Prisco pivots to the sad fact that occurs within many radical social projects, be it philosophical, technological, or religious: power can be a pretty corruptible force.

"Having said that, I concede that most people seem to need centralized dogmas and rigid hierarchies, and 'leaders' are always willing and ready to exploit those needs, so I guess if my ideas gain traction there will be centralized, rigid and dogmatic interpretations with plenty of geography and zoning norms," he says, referring to his theory that the current state of religion is too dependent on societal regulations, or theologies informed solely by ancient surroundings.

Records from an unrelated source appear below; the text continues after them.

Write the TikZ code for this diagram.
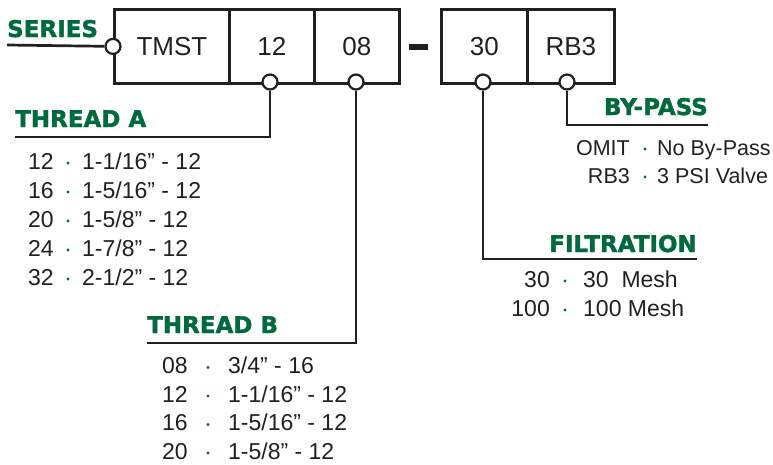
\documentclass[tikz,border=0pt]{standalone}
\usepackage{fontspec}
\setmainfont{Liberation Sans}
\newfontfamily\headfont[BoldFeatures={FakeBold=1.6}]{DejaVu Sans}
\definecolor{tmgreen}{RGB}{0,106,61}
\definecolor{tmink}{RGB}{35,31,32}
\tikzset{
  seg/.style={draw=tmink,line width=2.8pt,minimum height=74pt,anchor=north west,inner sep=0pt,
    text=tmink,font=\fontsize{26}{30}\selectfont},
  head/.style={inner sep=0pt,text=tmgreen,font=\headfont\bfseries\fontsize{23}{27}\selectfont},
  item/.style={inner sep=0pt,text=tmink,font=\fontsize{23}{27}\selectfont},
  small item/.style={item,font=\fontsize{21.5}{25}\selectfont},
  pin/.style={circle,draw=tmink,fill=white,line width=2.2pt,minimum size=15pt,inner sep=0pt},
  dot/.style={circle,fill=tmgreen,inner sep=0pt,minimum size=3.4pt},
  lead/.style={draw=tmink,line width=2.7pt}
}
\begin{document}
\begin{tikzpicture}[x=1pt,y=-1pt]
  \useasboundingbox (0,0) rectangle (773,464);
  % part number boxes
  \node[seg,minimum width=115pt] (tmst) at (113,8) {TMST};
  \node[seg,minimum width=85pt] (ta) at (228,8) {12};
  \node[seg,minimum width=85pt] (tb) at (313,8) {08};
  \draw[tmink,line width=6pt] (409,47) coordinate (dl) -- (428,47) coordinate (dr);
  \node[seg,minimum width=86pt] (filt) at (440,8) {30};
  \node[seg,minimum width=87pt] (byp) at (526,8) {RB3};
  % pins and leaders
  \coordinate (sl) at (7,45);
  \coordinate (tal) at (15,137);
  \coordinate (tbl) at (147,343);
  \coordinate (fl) at (697,259);
  \coordinate (bl) at (708,125);
  \node[pin] (ps) at (tmst.west) {};
  \node[pin] (pa) at (270,82) {};
  \node[pin] (pb) at (356,82) {};
  \node[pin] (pf) at (483,82) {};
  \node[pin] (pp) at (567,82) {};
  \draw[lead] (ps) -- (sl);
  \draw[lead] (pa) |- (tal);
  \draw[lead] (pb) |- (tbl);
  \draw[lead] (pf) |- (fl);
  \draw[lead] (pp) |- (bl);
  % headings
  \node[head,anchor=base west] (series) at (7,37) {SERIES};
  \node[head,anchor=base west] (hta) at (15,127) {THREAD A};
  \node[head,anchor=base west] (htb) at (147,333) {THREAD B};
  \node[head,anchor=base east] (hf) at (697,252) {FILTRATION};
  \node[head,anchor=base east] (hb) at (708,115) {BY-PASS};
  % thread A
  \foreach \c/\v [count=\i] in {12/{1-1/16” - 12},16/{1-5/16” - 12},20/{1-5/8” - 12},24/{1-7/8” - 12},32/{2-1/2” - 12}}{
    \node[item,anchor=base west] (ac\i) at (28,140+29*\i) {\c};
    \node[dot] (ad\i) at (68,134+29*\i) {};
    \node[item,anchor=base west] (av\i) at (82,140+29*\i) {\v};
  }
  % thread B
  \foreach \c/\v [count=\i] in {08/{3/4” - 16},12/{1-1/16” - 12},16/{1-5/16” - 12},20/{1-5/8” - 12}}{
    \node[item,anchor=base west] (bc\i) at (162,345+28.5*\i) {\c};
    \node[dot] (bd\i) at (208,339+28.5*\i) {};
    \node[item,anchor=base west] (bv\i) at (228,345+28.5*\i) {\v};
  }
  % filtration
  \foreach \c/\v [count=\i] in {30/{30\ \ Mesh},100/{100 Mesh}}{
    \node[item,anchor=base east] (fc\i) at (550,258+29*\i) {\c};
    \node[dot] (fd\i) at (565,252+29*\i) {};
    \node[item,anchor=base west] (fv\i) at (583,258+29*\i) {\v};
  }
  % by-pass
  \foreach \c/\v [count=\i] in {OMIT/{No By-Pass},RB3/{3 PSI Valve}}{
    \node[small item,anchor=base east] (pc\i) at (630,127+28*\i) {\c};
    \node[dot] (pd\i) at (645,121+28*\i) {};
    \node[small item,anchor=base west] (pv\i) at (657,127+28*\i) {\v};
  }
\end{tikzpicture}
\end{document}
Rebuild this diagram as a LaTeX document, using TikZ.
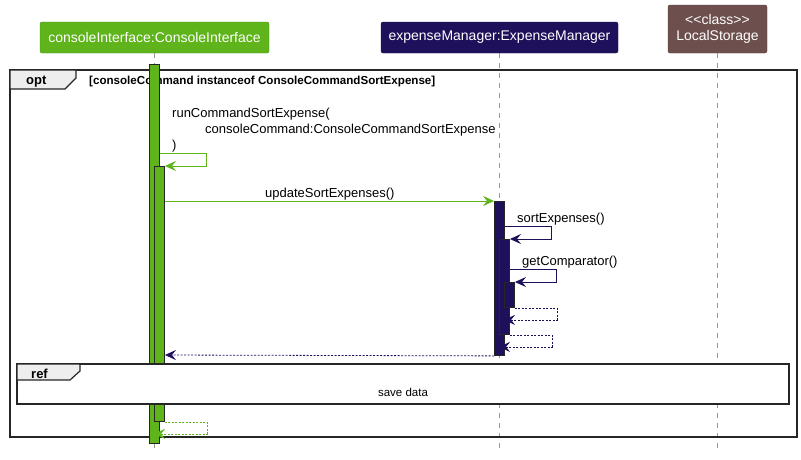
\documentclass[tikz,border=0pt]{standalone}
\usepackage{fontspec}
\setmainfont{Liberation Sans}[Ligatures=TeXOff]
\usetikzlibrary{arrows.meta,calc}
\definecolor{cigreen}{RGB}{94,180,26}
\definecolor{emnavy}{RGB}{31,16,92}
\definecolor{lsbrown}{RGB}{109,79,77}
\definecolor{tabgray}{RGB}{238,238,238}
\definecolor{lifegray}{RGB}{150,150,150}
\tikzset{
  part/.style={rounded corners=2pt, draw=#1!80!black, fill=#1, text=white, inner sep=0pt,
    font=\fontsize{14}{16}\selectfont, align=center},
  life/.style={draw=lifegray, line width=0.8pt, dash pattern=on 5pt off 5pt},
  actbar/.style={draw=black!85, line width=0.9pt, fill=#1, minimum width=10pt, inner sep=0pt, anchor=north},
  tip/.style={-{Stealth[length=11pt,width=10pt,inset=4pt]}},
  msg/.style={tip, draw=#1, line width=1pt},
  ret/.style={tip, draw=#1, line width=0.8pt, dash pattern=on 2pt off 1.5pt},
  lbl/.style={inner sep=0pt, anchor=base west, font=\fontsize{13}{15}\selectfont},
  frameline/.style={draw=black!85, line width=1.5pt},
  tabshape/.style={draw=black!85, line width=1.2pt, fill=tabgray},
  frametitle/.style={inner sep=0pt, anchor=base west, font=\fontsize{13}{15}\selectfont\bfseries},
}
\begin{document}
\begin{tikzpicture}[x=1pt,y=-1pt]
\useasboundingbox[fill=white] (0,0) rectangle (801,459);

% participants
\node[part=cigreen, minimum width=229pt, minimum height=31pt] (ci) at (154.5,37.5) {consoleInterface:ConsoleInterface};
\node[part=emnavy, minimum width=237pt, minimum height=31pt] (em) at (499.5,37.5) {expenseManager:ExpenseManager};
\node[part=lsbrown, minimum width=99pt, minimum height=48pt] (ls) at (717.5,29) {<<class>>\\LocalStorage};

% lifeline ends
\coordinate (ciE) at (154.5,452);
\coordinate (emE) at (499.5,452);
\coordinate (lsE) at (717.5,452);
\draw[life] (ci.south) -- (ciE);
\draw[life] (em.south) -- (emE);
\draw[life] (ls.south) -- (lsE);

% opt frame
\draw[frameline] (10,70) rectangle (797,437);
\draw[tabshape] (10,70) -- (76,70) -- (76,78) -- (65,89) -- (10,89) -- cycle;
\node[frametitle] (optT) at (26,84) {opt};
\node[frametitle, font=\fontsize{11.6}{13}\selectfont\bfseries] (optC) at (89,84) {[consoleCommand instanceof ConsoleCommandSortExpense]};

% activation bars
\node[actbar=cigreen, minimum height=379pt] (a1) at (154.5,64) {};
\node[actbar=cigreen, minimum height=255pt] (a2) at (159.5,166) {};
\node[actbar=emnavy, minimum height=154pt] (b1) at (499.5,201) {};
\node[actbar=emnavy, minimum height=95pt] (b2) at (504.5,239) {};
\node[actbar=emnavy, minimum height=25pt] (b3) at (509.5,282) {};

% self call runCommandSortExpense
\node[lbl] (m1a) at (172,117) {runCommandSortExpense(};
\node[lbl] (m1b) at (205,133) {consoleCommand:ConsoleCommandSortExpense};
\node[lbl] (m1c) at (172,149) {)};
\draw[msg=cigreen] ($(a1.north east)+(0,89)$) -- ++(47,0) -- ++(0,13) -- (a2.north east);

% updateSortExpenses
\node[lbl] (m2) at (265,197) {updateSortExpenses()};
\draw[msg=cigreen] ($(a2.north east)+(0,35)$) -- (b1.north west);

% sortExpenses
\node[lbl] (m3) at (517,222) {sortExpenses()};
\draw[msg=emnavy] ($(b1.north east)+(0,25)$) -- ++(47,0) -- ++(0,13) -- (b2.north east);

% getComparator
\node[lbl] (m4) at (522,265) {getComparator()};
\draw[msg=emnavy] ($(b2.north east)+(0,30)$) -- ++(47,0) -- ++(0,13) -- (b3.north east);

% returns
\draw[ret=emnavy] (b3.south east) -- ++(42,0) -- ++(0,12) -- ($(b3.south west)+(0,12)$);
\draw[ret=emnavy] (b2.south east) -- ++(42,0) -- ++(0,12) -- ($(b2.south west)+(0,12)$);
\draw[ret=emnavy] (b1.south west) -- ($(a2.north east)+(0,189)$);

% ref frame
\draw[frameline, fill=white] (17,364) rectangle (789,404);
\draw[tabshape] (17,364) -- (80,364) -- (80,371) -- (70,380) -- (17,380) -- cycle;
\node[frametitle] (refT) at (31,378) {ref};
\node[lbl, anchor=base, font=\fontsize{11.5}{13}\selectfont] (refC) at (403,396) {save data};

% final return
\draw[ret=cigreen] (a2.south east) -- ++(42,0) -- ++(0,12) -- ($(a2.south west)+(0,12)$);
\end{tikzpicture}
\end{document}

"All popular philosophies and religions have dumbed-down formulations for unthinking brainwashed followers," Prisco adds. "At the same time, a dumbed-down philosophy can be an entry point to a mature philosophy for those who want to do some thinking, so I guess dumbed-down stuff has a role to play."

As transhumanism further works its way into mainstream culture, much of the conversation will continue focusing on its most effective direction. Strictly scientific proponents will deny any room for faith, while the religiously-inclined will contend religiosity to be useful, if not necessary, in human development. It dawns on me while searching the troubleshooting section of Skype's website that at least a certain kind of faith seems necessary in the movement; namely, faith in bigger and brighter minds than my own finding a common ground in their quest for our collective transcendence. Before my computer crashes yet again, I manage to ask Prisco what he thinks of comments from detractors such as Yudkowsky or Zoltan Istvan, the Transhumanist Party's presidential candidate.

"I don't take [the critics] seriously enough to waste valuable time responding," he writes back. "...I deny their claimed right to choose what has a place and what has no place in the transhumanist movement."